Hundreds of migrants feared drowned as boat capsizes in Mediterranean
Hundreds of migrants are missing feared drowned after 165 people were rescued from a capsized fishing boat in the Mediterranean.
Seventeen bodies were initially recovered from the sea, with the death toll expected to rise after the craft with at least 600 people on board overturned north-west of the Libyan capital Tripoli.
Irish authorities confirmed the death toll after the Irish Navy vessel the LE Niamh was sent to the scene at 8am following distress calls.
Simon Coveney, Ireland's Defence Minister, said the death toll is significant and likely to rise.
"As the operation is currently ongoing, with all personnel fully engaged in the rescue, it is difficult to ascertain full details on the scale of the incident," he said.
"However I understand that the fishing vessel capsized and that the loss of life is likely to be significant. The crew of the Niamh are working flat out with their counterparts to rescue as many as possible."
The LE Niamh was involved in the search and rescue mission - feared to be the worst since April when 800 migrants died in a capsize incident - along with Italian naval vessels, the Medecins Sans Frontieres vessel MV Dignity I, crews from the Migrant Offshore Aid Station (Moas), based out of Malta and a number of helicopters.
Life rafts were being dropped to the sea while rigid inflatables were also being sent.
"Our thoughts and prayers are with all those who have lost their lives, the survivors and the rescuers for whom this is an extremely difficult operation," the Minister said.

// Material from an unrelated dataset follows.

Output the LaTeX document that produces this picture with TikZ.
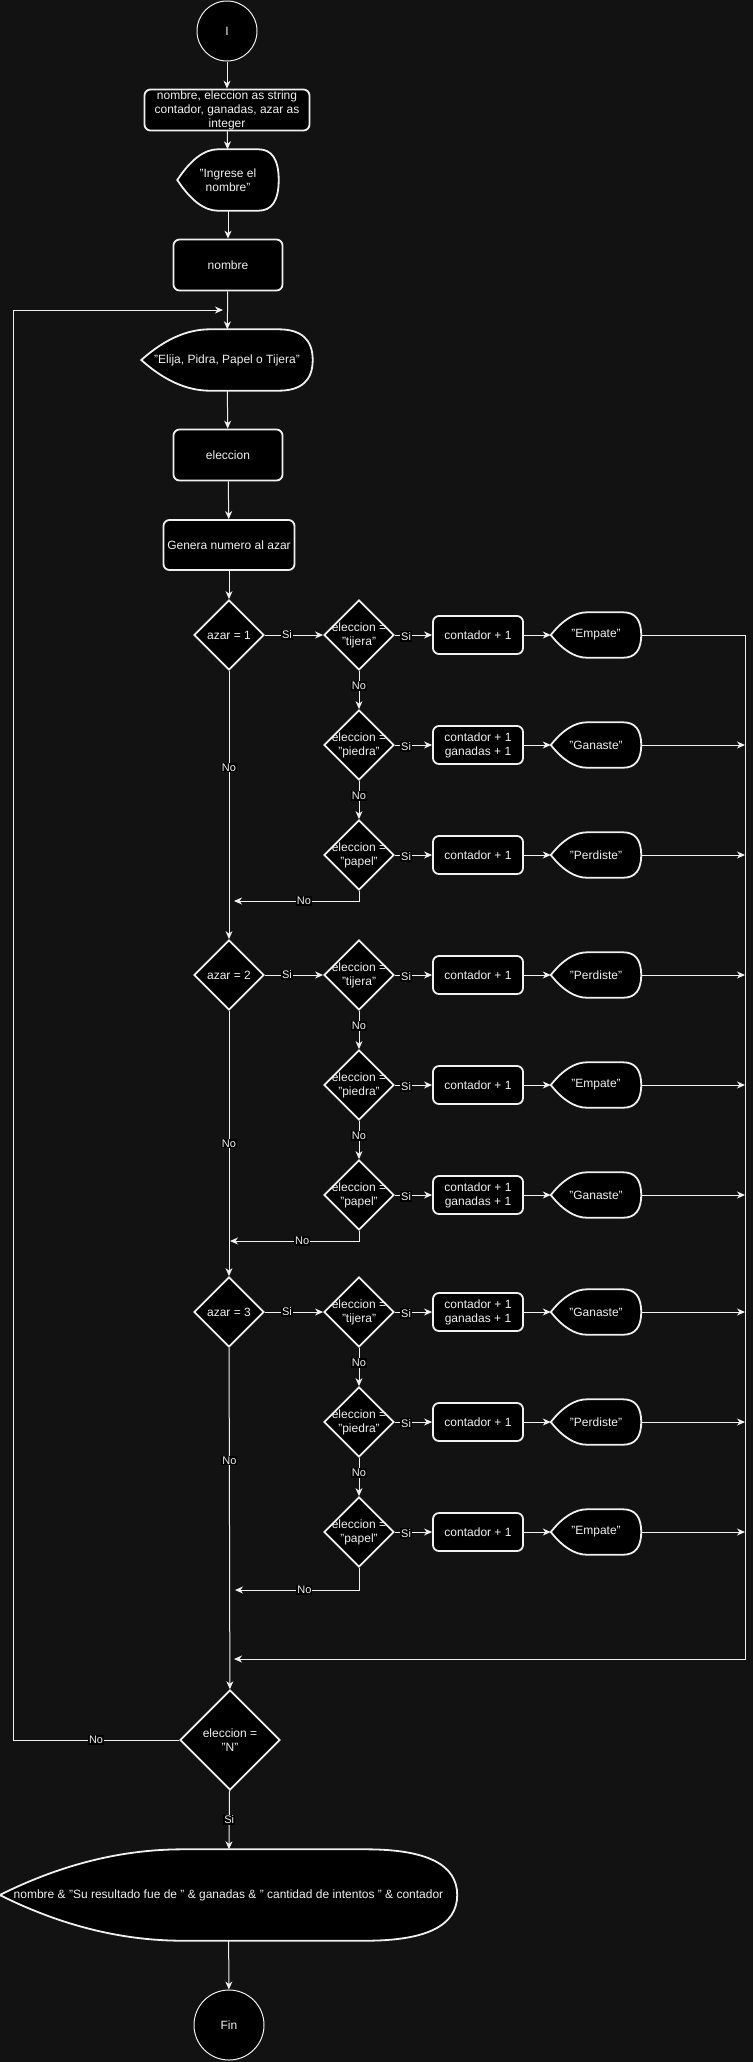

The incident is understood to have happened about 25 miles off the Libyan coast after the boat left from the city of Zuwara in the north-west of the country early this morning.
The International Organisation for Migration (IOM) said they had received report s that as many as 700 migrants had been on board.

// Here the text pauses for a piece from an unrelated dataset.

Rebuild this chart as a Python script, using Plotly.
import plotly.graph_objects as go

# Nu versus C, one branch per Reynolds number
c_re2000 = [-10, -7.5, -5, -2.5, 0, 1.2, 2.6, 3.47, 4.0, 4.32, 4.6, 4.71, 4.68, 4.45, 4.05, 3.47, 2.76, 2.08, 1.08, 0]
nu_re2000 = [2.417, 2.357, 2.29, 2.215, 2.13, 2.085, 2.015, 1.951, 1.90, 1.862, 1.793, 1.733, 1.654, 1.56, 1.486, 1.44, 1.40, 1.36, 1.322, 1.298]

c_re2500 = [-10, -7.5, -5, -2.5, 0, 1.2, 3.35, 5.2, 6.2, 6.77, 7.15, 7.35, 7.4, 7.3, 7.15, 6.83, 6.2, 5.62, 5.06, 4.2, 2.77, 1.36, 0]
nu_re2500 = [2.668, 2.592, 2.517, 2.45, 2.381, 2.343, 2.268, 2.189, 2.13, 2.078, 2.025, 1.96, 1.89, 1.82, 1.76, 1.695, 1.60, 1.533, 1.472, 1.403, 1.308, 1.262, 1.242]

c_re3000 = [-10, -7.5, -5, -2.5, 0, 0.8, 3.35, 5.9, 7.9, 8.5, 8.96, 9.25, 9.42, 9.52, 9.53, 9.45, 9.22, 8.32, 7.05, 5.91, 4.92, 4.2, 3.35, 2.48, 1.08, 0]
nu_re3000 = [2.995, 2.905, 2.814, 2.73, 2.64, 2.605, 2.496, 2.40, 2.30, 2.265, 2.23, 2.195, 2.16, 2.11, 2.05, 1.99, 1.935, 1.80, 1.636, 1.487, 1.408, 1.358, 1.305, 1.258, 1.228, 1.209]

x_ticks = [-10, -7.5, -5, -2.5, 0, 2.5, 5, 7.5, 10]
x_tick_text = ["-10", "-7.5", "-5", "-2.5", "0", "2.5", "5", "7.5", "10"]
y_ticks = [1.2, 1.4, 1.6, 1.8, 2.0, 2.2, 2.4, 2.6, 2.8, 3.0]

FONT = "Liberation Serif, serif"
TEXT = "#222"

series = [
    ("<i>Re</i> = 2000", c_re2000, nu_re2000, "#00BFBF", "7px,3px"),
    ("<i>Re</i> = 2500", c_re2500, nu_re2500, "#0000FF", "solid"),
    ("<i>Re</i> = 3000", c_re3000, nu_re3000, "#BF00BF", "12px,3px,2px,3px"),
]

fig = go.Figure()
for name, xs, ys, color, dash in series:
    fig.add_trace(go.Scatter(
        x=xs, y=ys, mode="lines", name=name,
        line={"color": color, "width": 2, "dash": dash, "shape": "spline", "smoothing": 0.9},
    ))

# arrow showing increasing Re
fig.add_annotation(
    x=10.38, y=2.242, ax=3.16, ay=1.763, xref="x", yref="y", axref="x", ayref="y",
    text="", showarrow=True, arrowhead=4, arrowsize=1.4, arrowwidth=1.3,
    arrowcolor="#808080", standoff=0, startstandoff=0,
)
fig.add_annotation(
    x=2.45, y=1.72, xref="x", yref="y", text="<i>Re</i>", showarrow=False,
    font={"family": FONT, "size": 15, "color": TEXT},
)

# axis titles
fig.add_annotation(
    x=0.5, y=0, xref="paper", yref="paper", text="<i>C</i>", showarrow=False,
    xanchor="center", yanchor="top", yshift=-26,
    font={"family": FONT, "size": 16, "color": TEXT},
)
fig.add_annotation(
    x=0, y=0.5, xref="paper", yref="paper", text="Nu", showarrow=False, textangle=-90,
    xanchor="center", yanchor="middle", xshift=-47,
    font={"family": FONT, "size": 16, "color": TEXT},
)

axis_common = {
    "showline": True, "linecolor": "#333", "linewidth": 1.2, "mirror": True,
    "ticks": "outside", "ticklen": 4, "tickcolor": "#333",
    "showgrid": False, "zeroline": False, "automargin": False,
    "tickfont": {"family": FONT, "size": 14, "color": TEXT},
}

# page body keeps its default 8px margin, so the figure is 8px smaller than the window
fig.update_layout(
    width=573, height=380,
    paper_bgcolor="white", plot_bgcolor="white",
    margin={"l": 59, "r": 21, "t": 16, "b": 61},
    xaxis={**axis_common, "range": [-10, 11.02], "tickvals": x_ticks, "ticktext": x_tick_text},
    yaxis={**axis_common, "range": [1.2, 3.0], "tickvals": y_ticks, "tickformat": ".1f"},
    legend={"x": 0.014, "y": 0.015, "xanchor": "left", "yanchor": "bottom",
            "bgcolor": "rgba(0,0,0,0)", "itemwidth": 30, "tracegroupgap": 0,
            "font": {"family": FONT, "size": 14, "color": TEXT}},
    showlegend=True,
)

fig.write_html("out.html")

The agency said it was receiving reports of a "significant number" of casualties.
Only days ago the IOM warned the death toll of migrants trying to cross the Mediterranean this year had reached 2,000 compared with 3,279 for the whole of 2014.
The crew of the Dignity I said there had been "many deaths".
"According to information currently available, there could have been up to 700 people on board at the time of the incident," a spokesman said.
"MSF can confirm that there are many confirmed deaths at the scene but cannot provide additional information at the moment."
Liberal Democrat leader Tim Farron called on the Government to do more to assist with "the humanitarian crisis of our generation".
"The UK Government needs to work with our European partners to create long term solutions to this crisis through things like international development spending to promote good governance and leading efforts to tackle climate change.
"But we must also play our part in alleviating the current humanitarian crisis by accepting our fair share of asylum seekers from countries like Iraq, Syria and Eritrea who have already reached Europe."
George Graham, head of humanitarian policy at Save the Children said the Government should redeploy HMS Bulwark, which was withdrawn last month having saved 2,900 lives in the Mediterranean.
"This is the peak season for people attempting the dangerous journey across the Mediterranean. While it was deployed, HMS Bulwark did amazing work saving lives but the UK seems to have since downgraded its contribution to search and rescue. European leaders need to refocus their efforts on finding a humane and holistic solution to the migration crisis."